1) The user has a bunch of personal...whatever.  Bookmarks that he
doesn't want to share with his wife.  The original query is tied to
his google account.  He stashes a browser bookmark halfway through the
list and logs out of the site.  Later, his wife uses the same computer
and logs in and checks out the new bookmarks.  This one requires her
to log into her google account.  From what I'm reading, it sounds like
she'll see his data.
2) The user has a query that she wants to share.  So sends some sort
of private site-specific message to one of her friends.    In this
case, we want the cursor to maintain its original set of results,
ignoring the currently logged in user.  And we want the friend to be
able to access that query from a completely different part of the
site.

I'm guessing it doesn't check to see if the current user "owns" that
query.  In many cases, it would be a waste of time to check.  And, if
we're using something besides the google user API, it would be a
meaningless check.

Another possibility that springs to mind:
Mr. Cracker With Too Much Time On His Hands has a cursor with data he
shouldn't see that belongs to, say, admin portions of the site.  He
browses the rest of your site, looking for anything else that uses
cursors.  He replaces those with this one.

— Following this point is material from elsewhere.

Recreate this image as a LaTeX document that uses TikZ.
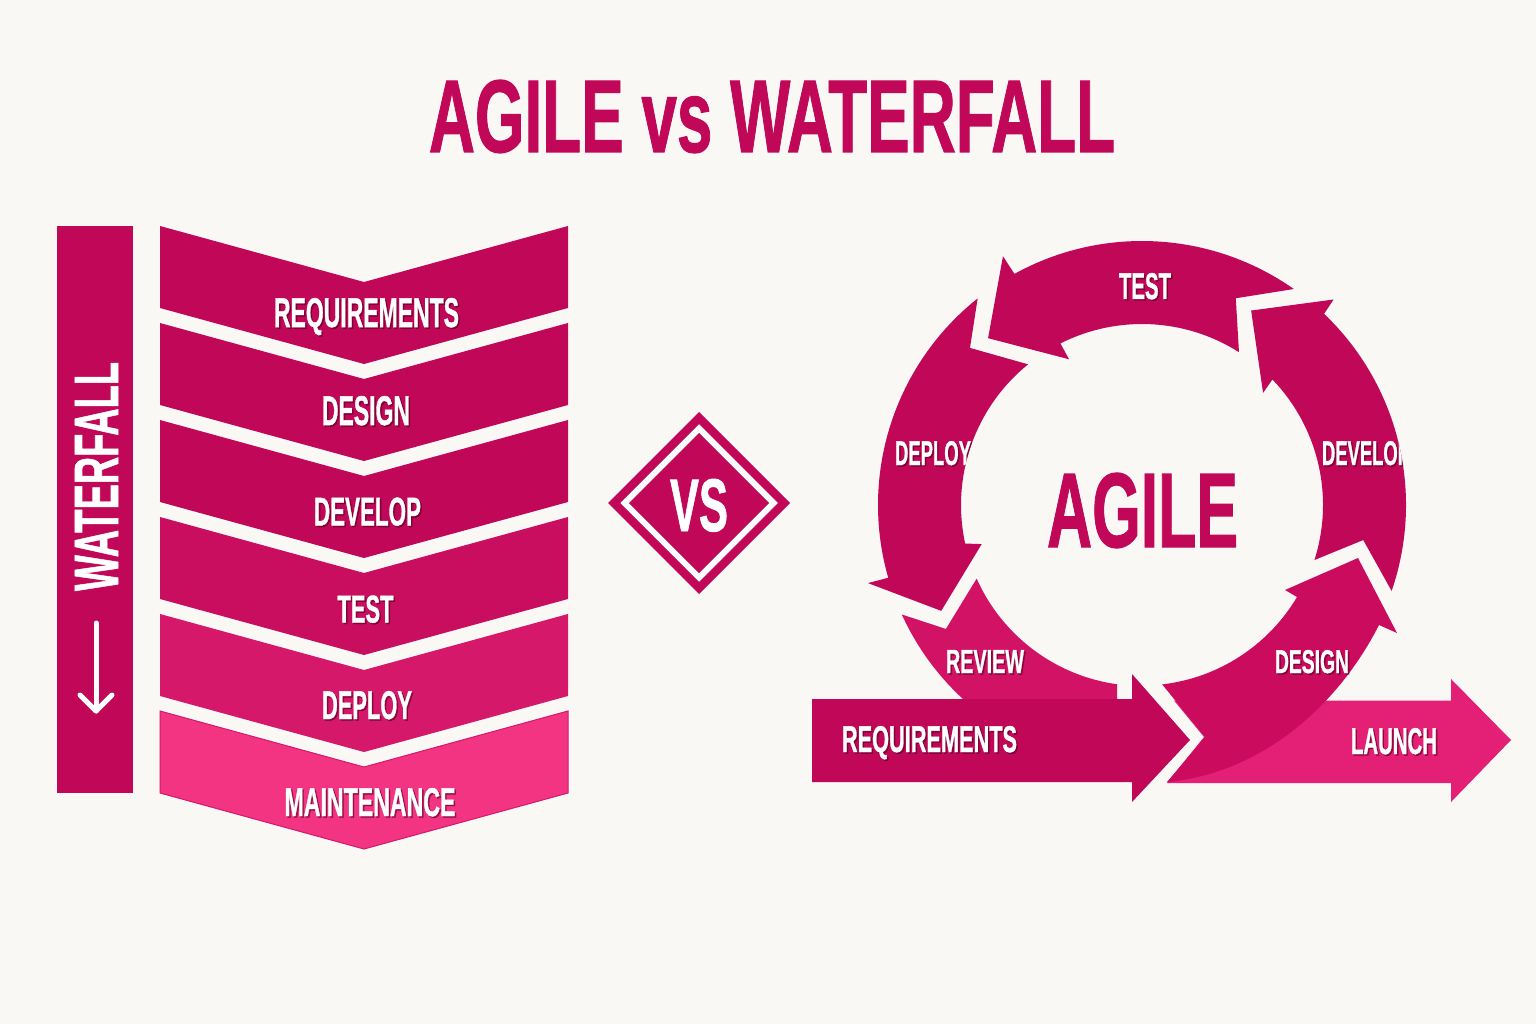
\documentclass[tikz,border=0pt]{standalone}
\usepackage{fontspec}
\setmainfont{Liberation Sans}
\newfontfamily\heavy{Liberation Sans Bold}[FakeBold=1.2]
\usepackage{graphicx}
\definecolor{bg}{RGB}{250,248,245}
\definecolor{pk}{RGB}{193,8,88}
\definecolor{pkfour}{RGB}{201,14,96}
\definecolor{pkfive}{RGB}{213,24,106}
\definecolor{pksix}{RGB}{242,52,130}
\definecolor{pkrev}{RGB}{210,18,100}
\definecolor{pkdes}{RGB}{203,12,94}
\definecolor{pklaunch}{RGB}{227,32,118}
\definecolor{shade}{RGB}{80,0,30}
\tikzset{
  lbl/.style={inner sep=0pt, anchor=base, text=white},
  shd/.style={inner sep=0pt, anchor=base, text=shade, opacity=0.55},
  ptxt/.style={inner sep=0pt, anchor=base, text=pk},
}
\newcommand\wlab[6]{%
  \node[shd, xshift=1.5pt, yshift=-1.5pt] at (#2,#3) {\resizebox{#4pt}{#5pt}{\heavy #6}};
  \node[lbl] (#1) at (#2,#3) {\resizebox{#4pt}{#5pt}{\heavy #6}};}
\begin{document}
\begin{tikzpicture}[x=1pt,y=-1pt]
\fill[bg] (0,0) rectangle (1536,1024);
\useasboundingbox (0,0) rectangle (1536,1024);

% title
\node[ptxt] (title) at (772,152) {\resizebox{686pt}{72pt}{\heavy AGILE vs WATERFALL}};

% waterfall side bar
\fill[pk] (57,226) rectangle (133,793);
\node[lbl, rotate=90] (wf) at (118,476.5) {\resizebox{229pt}{43pt}{\heavy WATERFALL}};
\coordinate (wa) at (96,623);
\coordinate (wb) at (96,711);
\draw[white, line width=5, line cap=round, line join=round] (wa) -- (wb);
\draw[white, line width=5, line cap=round, line join=round] (80,695) -- (96,711) -- (112,695);

% chevron bands
\foreach \i/\c in {0/pk,1/pk,2/pk,3/pkfour,4/pkfive,5/pksix} {
  \pgfmathsetmacro\t{226+97*\i}
  \fill[\c] (160,\t) -- (364,\t+56) -- (568,\t) -- (568,\t+82) -- (364,\t+138) -- (160,\t+82) -- cycle;
}
\draw[pkfive, line width=1] (160,711) -- (364,767) -- (568,711) -- (568,793) -- (364,849) -- (160,793) -- cycle;

\wlab{w1}{366.5}{327}{185}{29}{REQUIREMENTS}
\wlab{w2}{366}{425}{88}{29}{DESIGN}
\wlab{w3}{367.5}{525.5}{107}{28}{DEVELOP}
\wlab{w4}{365.5}{622.5}{56}{27}{TEST}
\wlab{w5}{367}{719}{90}{28}{DEPLOY}
\wlab{w6}{370}{816}{171}{28}{MAINTENANCE}

% VS diamond
\fill[pk] (608,503) -- (699,412) -- (790,503) -- (699,594) -- cycle;
\draw[white, line width=6] (624.5,503) -- (699,428.5) -- (773.5,503) -- (699,577.5) -- cycle;
\node[lbl] (vs) at (699,531) {\resizebox{58pt}{52pt}{\heavy VS}};

% launch arrow (behind design)
\fill[pklaunch] (1174,700.5) -- (1451,700.5) -- (1451,679) -- (1511,740) -- (1451,802) -- (1451,783) -- (1167,783) -- (1204,737) -- cycle;

% agile cycle
\begin{scope}[shift={(1142,505)}]
  % develop
  \fill[pk] (19:264) arc[start angle=19, end angle=-46.4, radius=264] -- (-47:281) -- (-60.7:223) -- (-42.8:165) -- (-43.9:181) arc[start angle=-43.9, end angle=17.7, radius=181] -- (9:224) -- cycle;
  % test
  \fill[pk] (-54.9:264) arc[start angle=-54.9, end angle=-118.9, radius=264] -- (-119.2:285) -- (-132.7:227) -- (-116.6:163) -- (-116.8:181) arc[start angle=-116.8, end angle=-57.6, radius=181] -- (-65.6:227) -- cycle;
  % deploy
  \fill[pk] (-128.5:264) arc[start angle=-128.5, end angle=-196, radius=264] -- (-195.9:285) -- (-207.8:227) -- (-193.7:165) -- (-192.3:181) arc[start angle=-192.3, end angle=-129, radius=181] -- (-137.6:233) -- cycle;
  % review
  \fill[pkrev] (155.5:264) arc[start angle=155.5, end angle=95.4, radius=264] -- (97.9:181) arc[start angle=97.9, end angle=156, radius=181] -- (147.7:232) -- cycle;
  % design
  \fill[pkdes] (25,277) .. controls (117.6,268.6) and (194.8,202.9) .. (237,120) -- (255,128) -- (216,53) -- (143,85) -- (155,92) arc[start angle=30.7, end angle=83.4, radius=181] -- (63,232) -- cycle;
\end{scope}

% requirements arrow
\fill[pk] (812,699) -- (1132,699) -- (1132,674) -- (1190,740) -- (1132,802) -- (1132,782) -- (812,782) -- cycle;

\node[ptxt] (agile) at (1142.5,547) {\resizebox{191pt}{74pt}{\heavy AGILE}};

\wlab{atest}{1145}{299}{52}{26}{TEST}
\begin{scope}[even odd rule]
  \clip (1142,505) circle[radius=264] (1142,505) circle[radius=181];
  \wlab{adeploy}{933}{465}{76}{24}{DEPLOY}
  \wlab{adevelop}{1366}{465}{88}{24}{DEVELOP}
\end{scope}
\wlab{areview}{985}{673}{78}{23}{REVIEW}
\wlab{adesign}{1312}{673}{74}{23}{DESIGN}
\wlab{areq}{929.5}{752}{175}{26}{REQUIREMENTS}
\wlab{alaunch}{1394}{754}{86}{26}{LAUNCH}
\end{tikzpicture}
\end{document}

This one's probably just paranoia on my part.  You did mention that
cursors store Kind information.  So (depending on how the API is
implemented), if he happened to plug it into a page with models that
had the same properties, it seems like a risk that duck-typing could
work in his favor.  I know I've written a few testing pages that are
designed to dump the details of whichever models I happen to give them
query descriptions for.  They were always admin-only, and I haven't
had one make it into production yet, but...

I guess how dangerous this is depends totally on undocumented
implementation details, and the individual app.

But maybe the (hypothetical) user login issues are worth keeping in
mind, I suppose they might suggest other gotchas to list members.